Exhibit 10.21
WAIVER, CONSENT AND FIRST AMENDMENT
TO AMENDED AND RESTATED CREDIT AGREEMENT
This WAIVER, CONSENT AND FIRST AMENDMENT TO AMENDED AND RESTATED CREDIT AGREEMENT (this “Amendment”) is entered into as of March 19, 2021 by and among the lenders identified on the signature pages hereof (such lenders, together with their respective successors and permitted assigns, are referred to hereinafter each individually as a “Lender” and collectively as “Lenders”), WELLS FARGO BANK, NATIONAL ASSOCIATION, a national banking association, as administrative agent for each member of the Lender Group and the Bank Product Providers (in such capacity, together with its successors and assigns in such capacity, “Agent”), CMI ACQUISITION, LLC, a Delaware limited liability company (“Parent”), and SKYWATER TECHNOLOGY FOUNDRY, INC., a Delaware corporation (“SkyWater”).

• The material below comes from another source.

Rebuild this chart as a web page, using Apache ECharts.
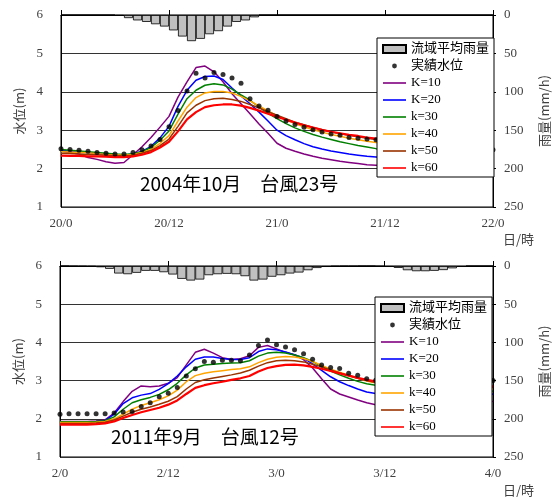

WHEREAS, Parent, SkyWater, Agent, and sole Lender are parties to that certain Amended and Restated Credit Agreement dated as of December 28, 2020 (as amended, restated, supplemented or otherwise modified from time to time, the “Credit Agreement”);
WHEREAS, Borrowers are in breach of Section 7(b) of the Credit Agreement as a result of Parent and each Borrower permitting the Leverage Ratio as of January 3, 2021 to be greater than 3.5:1.0, which constitutes an Event of Default under Section 8.2(a) of the Credit Agreement, (the “Existing Event of Default”);
WHEREAS, SkyWater has informed the Agent and Lenders that Parent has formed a wholly-owned Subsidiary, SkyWater Florida, Inc., a Delaware corporation (“Skywater Florida”), and Skywater Florida intends to lease and operate the Center for NeoVation and in connection therewith enter into that certain Technology and Economic Development Agreement dated as of January 25, 2021 (“NeoVation Technology Agreement”) by and between Osceola County and SkyWater Florida and joined for limited purposes by ICAMR, Inc., a Florida nonprofit corporation dba BRIDG and that certain Amended and Restated Center for NeoVation Lease Agreement dated as of January 25, 2021 in the form attached attached to the NeoVation Technology Agreement (“NeoVation Lease”) by and between Osceola County, Florida (“Osceola County”) and SkyWater Florida and Parent intends to enter into that certain Parent Corporation Guarantee in the form attached attached to the NeoVation Technology Agreement (“NeoVation Guaranty”) by Parent in favor of Osceola County;
WHEREAS, SkyWater has requested that Agent and Lenders consent to the Parent guaranteeing the obligations of SkyWater Florida under the NeoVation Lease pursuant to the NeoVation Guaranty;
WHEREAS, the Agent and the undersigned Lenders have agreed to waive the Existing Event of Default, consent to the Parent guaranteeing the obligations of SkyWater Florida under the NeoVation Lease pursuant to the NeoVation Guaranty and to effect such amendments to the Credit Agreement, in each case subject to the terms and provisions hereof.